Glass è un esploratore e un cacciatore di pellicce che nel 1822 prende parte a una spedizione lungo il fiume Missouri e i suoi affluenti: all'epoca quel territorio era di fatto, selvaggio e minaccioso come solo la Frontiera sa essere. L'ultimo avamposto americano, uno sperduto forte dell'esercito, è lontano una settimana di cammino: il resto è territorio di caccia di Sioux tutt'altro che in buoni rapporti con l'uomo bianco.
E qui che Glass, separatosi dal gruppo per trovare provviste, viene assalito da un orso. Vedendo in che condizioni l'ha ridotto l'animale, i compagni si convincono che gli resta poco da vivere: il grosso della spedizione procede nel suo viaggio, lasciando il trapper con due uomini, John Fitzgerald e Jim Bridger, incaricati di vegliare le sue ultime ore. Ma il destino sembra avere un conto in sospeso con il trapper: al terzo giorno di agonia, i tre uomini avvistano un gruppo di guerrieri indiani. Fitzgerald e Bridger, presi dal panico, abbandonano Glass, rubandogli le armi e il coltello. Sembrerebbe la fine di Hugh Glass e invece è solo l'inizio.
È a questo punto, infatti, che Glass diventa il protagonista di un'incredibile odissea che possiede la grandiosità della leggenda e la fondatezza della cronaca storica. Intraprende un viaggio di tremila miglia, attraverso le condizioni più estreme, sopravvivendo ai pericoli e alle minacce della natura e degli uomini, mosso unicamente dalla più incrollabile delle volontà: quella di un uomo che cerca la sua vendetta.

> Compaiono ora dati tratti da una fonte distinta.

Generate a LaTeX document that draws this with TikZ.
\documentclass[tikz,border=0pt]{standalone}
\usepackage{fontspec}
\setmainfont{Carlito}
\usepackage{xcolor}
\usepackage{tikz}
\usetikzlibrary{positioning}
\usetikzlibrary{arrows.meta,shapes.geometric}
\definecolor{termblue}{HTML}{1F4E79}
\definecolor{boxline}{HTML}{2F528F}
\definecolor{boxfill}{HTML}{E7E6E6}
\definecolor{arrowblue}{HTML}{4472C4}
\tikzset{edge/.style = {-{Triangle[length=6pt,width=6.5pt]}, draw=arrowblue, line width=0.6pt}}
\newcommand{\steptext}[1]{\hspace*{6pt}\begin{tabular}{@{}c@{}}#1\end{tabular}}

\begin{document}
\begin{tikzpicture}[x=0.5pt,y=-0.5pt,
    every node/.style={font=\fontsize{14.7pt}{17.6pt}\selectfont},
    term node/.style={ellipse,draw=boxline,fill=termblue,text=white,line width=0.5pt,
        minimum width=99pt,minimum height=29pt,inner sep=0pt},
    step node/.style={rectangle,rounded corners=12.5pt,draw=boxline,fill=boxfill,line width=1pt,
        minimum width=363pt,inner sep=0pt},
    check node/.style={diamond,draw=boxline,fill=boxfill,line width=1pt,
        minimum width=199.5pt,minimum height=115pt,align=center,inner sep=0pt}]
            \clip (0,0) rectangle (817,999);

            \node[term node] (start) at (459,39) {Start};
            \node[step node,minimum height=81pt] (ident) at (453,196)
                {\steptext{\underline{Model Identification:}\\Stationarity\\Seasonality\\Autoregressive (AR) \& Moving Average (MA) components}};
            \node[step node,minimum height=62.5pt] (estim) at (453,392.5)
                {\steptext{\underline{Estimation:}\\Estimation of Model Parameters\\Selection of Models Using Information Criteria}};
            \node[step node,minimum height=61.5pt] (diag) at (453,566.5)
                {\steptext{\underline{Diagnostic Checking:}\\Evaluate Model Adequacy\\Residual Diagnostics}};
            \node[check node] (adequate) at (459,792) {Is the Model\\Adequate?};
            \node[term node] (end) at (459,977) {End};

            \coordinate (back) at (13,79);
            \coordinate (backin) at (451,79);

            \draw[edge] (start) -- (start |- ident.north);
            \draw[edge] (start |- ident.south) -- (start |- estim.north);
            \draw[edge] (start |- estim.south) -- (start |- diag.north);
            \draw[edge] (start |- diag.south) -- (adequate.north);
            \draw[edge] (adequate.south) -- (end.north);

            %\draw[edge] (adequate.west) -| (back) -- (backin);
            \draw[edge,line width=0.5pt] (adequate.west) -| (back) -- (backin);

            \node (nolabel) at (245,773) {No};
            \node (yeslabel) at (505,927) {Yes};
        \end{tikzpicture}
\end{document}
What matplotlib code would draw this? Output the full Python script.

La storia, anzi, la storia leggendaria, del trapper americano Hugh Glass, personaggio storico venerato in patria come un eroe, è di quelle che si mollano solo dietro tortura. Siamo di fronte, infatti, al classico romanzo con cui si ritorna ragazzini, quando sognavamo con gli occhi aperti le incredibili avventure narrate da quei mitici libri di formazione che ci hanno fatto diventare grandi. Tanto che, dopo poche pagine, qualcuno tornerà con la mente alla propria adolescenza e ai palpiti vissuti leggendo capolavori come L'ultimo Dei Mohicani di James Fenimore Cooper e Passaggio A Nord Ovest di Kenneth Roberts. Insomma, in Revenant l'avventura è di casa e Punke (fortunatamente) non ci risparmia alcunchè: indiani (di quelli che fanno paura), trappers vestiti di pelle di cervo e col classico copricapo di marmotta (quello di David Crockett e del Comandante Mark, per intenderci), lupi, bisonti e orsi Grizzly, pirati e battaglie navali, fucili e coltellacci in abbondanza, disertori e marinai d'acqua dolce, praterie sconfinate e avamposti sperduti, fiumi, rapide, montagne e tutto il corollario per viaggi estremi.
Certo, Punke, che ha il merito di aver fatto un'accuratissima ricerca storica (vi consiglio di leggere anche la postfazione) non è quello che definisce un grande romanziere: la prosa è un po’ troppo rigida e seriosa (forse ha maneggiato troppi manuali di storia) e l'approfondimento psicologico dei personaggi è pressoché inesistente. Ma la vera storia di Hugh Glass è talmente emozionante e i colpi di scena tanto frequenti, da far passare in secondo piano tutto il resto.
Da questo libro, è stato tratto il film omonimo diretto da Alejandro Gonzales Inarritu, con protagonisti Leonardo Di Caprio e Tom Hardy, vincitore di tre premi Oscar.